The latest letter is a follow-up to a request for similar information O’Rielly made to the RIAA in September (see 1910100036). RIAA said in October it couldn’t provide information about its member companies, and O’Rielly’s office said he would next seek information from companies. The Jan. 16 letter is that next step, he said. “I’m sorry it’s taken us longer than we would have liked.” The music companies didn't comment.
“I seek information on the mechanisms put into place to prevent payola within your respective organizations, your understanding of the current payola rules, and what further steps may need to be taken, if any,” the letter said.
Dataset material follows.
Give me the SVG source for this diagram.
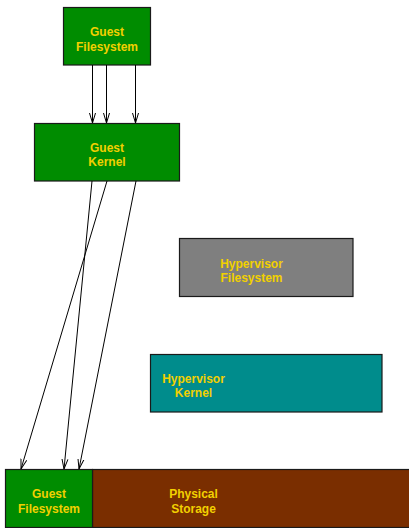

It included questions about how the companies define payola, incidents of payola and adhering to payola rules, and whether the current rules work. “As proposals are considered to update laws and regulations to keep pace with the current marketplace, understanding current practices regarding anti-payola compliance is crucial for lawmakers and regulators,” O'Rielly wrote.
The companies aren’t likely to provide substantive responses, broadcast attorneys told us. The companies aren’t FCC licensees, and this is from a single commissioner rather than the full commission, they noted. The correspondence isn’t legally binding, and discussing payola violations with the agency is unlikely to have much of an upside for those publishers, said Pillsbury Winthrop's Scott Flick. If O’Rielly’s investigation turns up violations, the agency likely could punish only the broadcasters, through sponsorship identification rules, attorneys said. It's within the rules for record companies to pay broadcasters to play songs as long as the sponsorship is announced, Flick said.
“The U.S. radio industry finds itself subject to payola restrictions when alternative technologies, such as streaming, Internet radio, podcasts and other commercial audio distribution platforms, do not,” said the letter. As the line between digital and broadcast technologies grows more blurry, “the compliance difficulties facing dynamic radio companies that deliver content via multiple distribution methods and those that interact with them increase as well,” the letter said. If O’Rielly seeks to do away with payola rules, Congress would have to be involved because the rules are based in legislation, industry lawyers said. “I‘m doing what I think is my statutory obligation to find out if there are legitimate issues,” O’Rielly said. “How do you have two different worlds happening with the same audience?”